Like Big Angel, Juan sat in his wheelchair and accepted thanks for good deeds done during his life — think of an army of relatives paying their respects as if he were Don Corleone in “The Godfather.”
A reviewer in TIME magazine calls Urrea’s book “a celebration of the Mexican-American family.”
Read the review here: “The House of Broken Angels Is a Love Song to the Mexican-American Family.”
Reading it as a third-generation Mexican American myself, I had no problem recognizing the archetypal characters in the book and appreciating the many cultural references and food products referenced throughout. My mom, too, loved her instant coffee with Carnation canned milk to lighten it up.
Urrea’s characters drop a lot of Spanish and Spanglish into their conversations, which lends an obvious authenticity to the dialogue, but I have to wonder how many readers were left scratching their heads and missing out on the linguistic nuances.
It’s an entertaining book, though I have to confess I had trouble at times keeping some of the characters straight because of their sheer number. There are tensions and rivalries among some, teasing and flirting between others, constant judging of each other, and a lifetime of memories and their meanings for Big Angel to sort through in his final days.

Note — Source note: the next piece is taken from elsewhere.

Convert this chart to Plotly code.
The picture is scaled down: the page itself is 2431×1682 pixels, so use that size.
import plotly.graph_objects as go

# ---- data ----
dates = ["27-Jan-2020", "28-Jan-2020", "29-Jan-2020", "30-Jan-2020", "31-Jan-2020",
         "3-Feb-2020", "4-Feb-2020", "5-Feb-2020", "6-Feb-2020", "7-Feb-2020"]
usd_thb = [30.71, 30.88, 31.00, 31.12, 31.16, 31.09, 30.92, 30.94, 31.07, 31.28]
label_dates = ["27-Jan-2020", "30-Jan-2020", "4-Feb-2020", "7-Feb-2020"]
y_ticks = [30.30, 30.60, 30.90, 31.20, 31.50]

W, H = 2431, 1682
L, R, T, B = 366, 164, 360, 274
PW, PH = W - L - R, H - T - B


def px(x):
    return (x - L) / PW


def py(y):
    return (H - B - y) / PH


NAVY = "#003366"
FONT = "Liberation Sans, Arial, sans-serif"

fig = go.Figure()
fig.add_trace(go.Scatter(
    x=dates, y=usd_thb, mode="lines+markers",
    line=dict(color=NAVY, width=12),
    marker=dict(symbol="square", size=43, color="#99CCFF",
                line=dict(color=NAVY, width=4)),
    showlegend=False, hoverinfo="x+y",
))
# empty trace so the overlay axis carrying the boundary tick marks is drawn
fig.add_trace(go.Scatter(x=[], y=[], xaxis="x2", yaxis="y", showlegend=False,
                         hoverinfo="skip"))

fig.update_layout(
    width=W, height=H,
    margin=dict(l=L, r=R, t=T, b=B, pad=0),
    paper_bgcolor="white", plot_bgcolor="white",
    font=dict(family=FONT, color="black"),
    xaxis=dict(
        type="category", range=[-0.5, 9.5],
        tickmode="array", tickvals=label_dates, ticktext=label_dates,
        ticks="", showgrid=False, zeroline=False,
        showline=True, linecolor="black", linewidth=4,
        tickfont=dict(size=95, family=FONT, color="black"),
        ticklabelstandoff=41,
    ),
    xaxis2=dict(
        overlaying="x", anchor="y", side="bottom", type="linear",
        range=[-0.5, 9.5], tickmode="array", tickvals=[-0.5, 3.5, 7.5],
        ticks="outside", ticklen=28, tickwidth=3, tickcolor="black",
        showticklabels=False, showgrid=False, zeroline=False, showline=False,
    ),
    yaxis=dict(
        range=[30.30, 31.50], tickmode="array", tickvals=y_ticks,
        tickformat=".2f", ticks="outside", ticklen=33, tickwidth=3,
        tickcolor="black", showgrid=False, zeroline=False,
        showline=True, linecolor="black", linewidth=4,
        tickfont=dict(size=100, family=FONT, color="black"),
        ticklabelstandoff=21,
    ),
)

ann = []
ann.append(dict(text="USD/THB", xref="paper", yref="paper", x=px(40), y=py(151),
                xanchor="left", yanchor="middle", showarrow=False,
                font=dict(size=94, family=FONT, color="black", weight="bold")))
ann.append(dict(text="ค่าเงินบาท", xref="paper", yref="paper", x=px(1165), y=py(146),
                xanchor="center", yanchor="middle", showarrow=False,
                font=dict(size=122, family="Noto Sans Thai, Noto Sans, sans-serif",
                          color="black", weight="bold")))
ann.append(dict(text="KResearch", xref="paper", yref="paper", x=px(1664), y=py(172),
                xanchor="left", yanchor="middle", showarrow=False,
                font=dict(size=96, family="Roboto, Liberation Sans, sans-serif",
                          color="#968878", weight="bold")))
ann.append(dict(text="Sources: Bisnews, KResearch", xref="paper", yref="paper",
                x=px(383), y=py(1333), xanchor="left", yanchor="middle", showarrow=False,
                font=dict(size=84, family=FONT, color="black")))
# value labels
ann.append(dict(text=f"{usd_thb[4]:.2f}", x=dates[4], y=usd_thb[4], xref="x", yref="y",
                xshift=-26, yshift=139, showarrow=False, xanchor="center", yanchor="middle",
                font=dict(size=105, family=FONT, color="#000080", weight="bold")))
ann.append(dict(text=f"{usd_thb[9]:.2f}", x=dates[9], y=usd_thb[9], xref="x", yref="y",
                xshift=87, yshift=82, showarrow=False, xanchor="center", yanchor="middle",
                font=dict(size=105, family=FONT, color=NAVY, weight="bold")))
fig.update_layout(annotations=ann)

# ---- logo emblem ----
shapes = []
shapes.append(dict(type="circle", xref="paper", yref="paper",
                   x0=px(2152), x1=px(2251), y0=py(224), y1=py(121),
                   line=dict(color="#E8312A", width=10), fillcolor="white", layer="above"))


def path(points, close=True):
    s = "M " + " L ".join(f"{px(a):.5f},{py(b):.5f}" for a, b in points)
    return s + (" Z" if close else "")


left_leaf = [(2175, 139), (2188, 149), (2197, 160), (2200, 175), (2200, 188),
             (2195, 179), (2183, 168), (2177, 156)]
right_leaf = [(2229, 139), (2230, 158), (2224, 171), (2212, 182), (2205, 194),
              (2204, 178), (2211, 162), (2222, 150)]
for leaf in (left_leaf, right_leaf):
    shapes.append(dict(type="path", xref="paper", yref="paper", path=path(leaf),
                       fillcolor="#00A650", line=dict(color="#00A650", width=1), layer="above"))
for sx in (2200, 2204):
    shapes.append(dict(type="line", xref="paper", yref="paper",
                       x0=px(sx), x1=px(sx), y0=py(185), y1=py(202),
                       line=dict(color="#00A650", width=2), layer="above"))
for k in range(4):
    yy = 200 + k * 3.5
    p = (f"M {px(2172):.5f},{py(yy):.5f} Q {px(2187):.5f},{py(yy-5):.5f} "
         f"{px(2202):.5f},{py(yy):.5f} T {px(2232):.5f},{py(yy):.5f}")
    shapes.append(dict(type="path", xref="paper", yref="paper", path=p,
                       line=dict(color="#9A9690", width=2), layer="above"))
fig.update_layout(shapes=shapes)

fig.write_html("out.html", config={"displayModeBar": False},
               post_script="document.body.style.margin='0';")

Mexican families are known as big and boisterous and close-knit. While there’s a lot of truth to that stereotype, I also know the image doesn’t always hold up as true. In Urrea’s telling, Big Angel is at once the backbone and the beating heart of the de la Cruz family — and he writes with tenderness in a scene toward the end of the book where Little Angel and Big Angel have just finished fighting. Literally.
Little Angel took a deep breath. “I know you hated me for leaving. I know you thought I looked down on all of you. Well, maybe I did. All my life I thought I had to escape to survive. Maybe even to escape you. And now you are leaving me, and I can’t imagine the world without you. I always thought I didn’t really have the father I wanted. And all this time it was you.
“To be here now, to see what you have made, humbles me. The good parts and the bad. It doesn’t matter. I thought I was going to save the world, and here you were all along, changing the world day by day. minute by minute.”
Big Angel was going to say something but decided against it.